Tik-Tok is still an important figure, though. Created by the firm of Smith and Tinker in the Land of Ev (who were also responsible for the iron giant with the hammer that guards the Nome Kingdom, and the talking Hundred-Year Alarm Clock possessed by the Wicked Witch Singra), he has three different wind-up mechanisms, one each for thought, speech, and action. He originally belonged to King Evoldo, who locked him in a cave before committing suicide. Dorothy found him there, and brought him to Oz, where he still lives today. Well, except he doesn't really live, because Baum makes a clear distinction between the automated Tik-Tok and created beings who are magically brought to life, like the Scarecrow, the Patchwork Girl, and the Glass Cat. It's not entirely clear how Tik-Tok differs from these other beings, but maybe it has something to do with free will. Tik-Tok does have a certain level of free will and independent thought, but he was constructed to be a servant, and seems to stick to that role. The other three characters I mentioned were also created for servile functions, but all of them walked out on those duties to seek better lives. Also, Tik-Tok doesn't seem to have the same depth of emotion. That said, I'm not sure he's ENTIRELY emotionless, since he does have the occasional independent opinion. Indeed, Ruth Plumly Thompson and John R. Neill show Tik-Tok feeling and expressing enjoyment, but I kind of think they didn't really understand the character as Baum wrote him.
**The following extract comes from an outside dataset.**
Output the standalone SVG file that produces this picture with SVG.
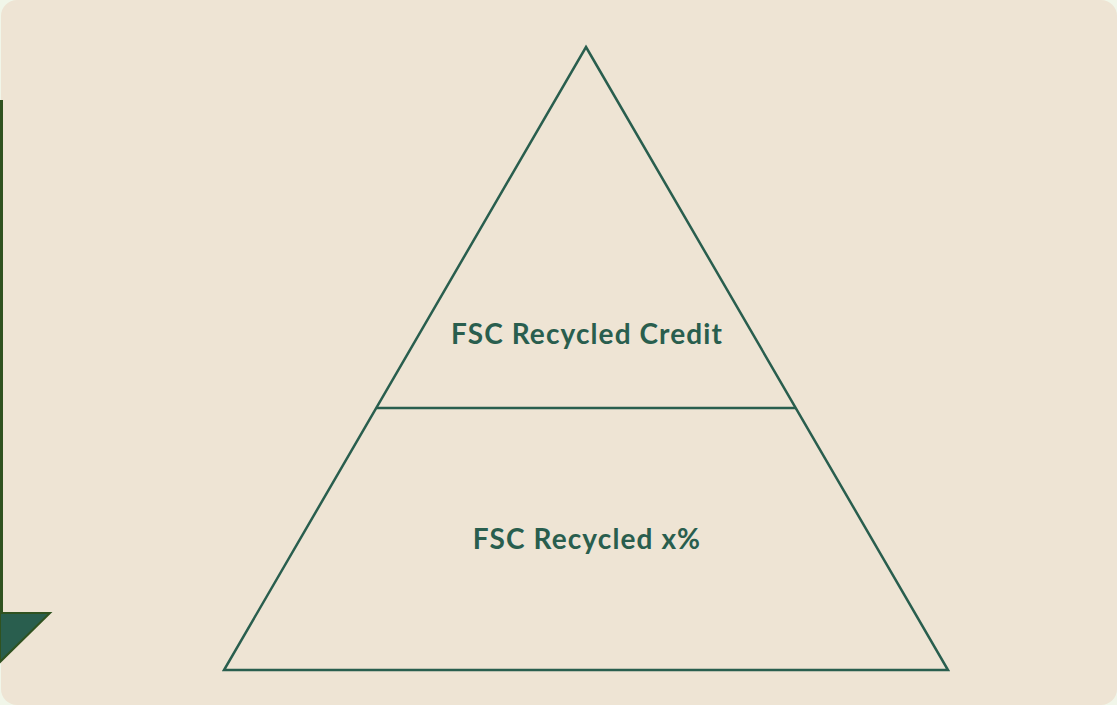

There's an article arguing that Tik-Tok obeyed Isaac Asimov's Three Laws of Robotics long before Asimov thought them up. While interesting, it contains some major stretches, such as the implication that the people of Ev and Oogaboo are not human, but Smith and Tinker somehow are. One fictional universe other than Asimov's own that DOES incorporate the Three Laws, however, is that of the Mega Man games. At the end of Mega Man 7, Dr. Wily reminds the hero that no robot can harm a human being, to which Mega Man replies that he is "more than a robot," but he never gets the chance to do any harm. These laws apparently also apply to Wily's own robots, even though I don't think a villain like him would have any problem with them hurting people. And as far as I can remember, it's true that the fighting in the series is always machine against machine. So, to get stereotypically geeky for a minute, would Mega Man or Tik-Tok win in a fight? I think it would have to be Mega Man, especially with all of his weapon attachments. On the other hand, Rock does seem to be a bit clumsily made, and is immediately destroyed when he hits spikes, which I don't believe would be the case with Tik-Tok. And the Evian robot isn't devoid of fighting skills. He knocks out Wheelers with a dinner pail in Ozma of Oz, handles a gun in Tik-Tok of Oz (although I don't think he ever actually fires it), and is said to be practicing swordplay at the beginning of The Yellow Knight of Oz (maybe he had a new software cartridge installed).

Of course, I can't really write a post about fictional robots without mentioning Futurama's Bender Bending Rodriguez, who would probably beat either Tik-Tok or Mega Man, since he would fight dirty. I'll probably be seeing more of Bender pretty soon, since Bender's Game comes out this week, and I have it at the top of my Netflix queue. Yeah, I know a TRUE Futurama fan would buy a copy, but I'm still holding out hope for a four-pack once these movies are all released.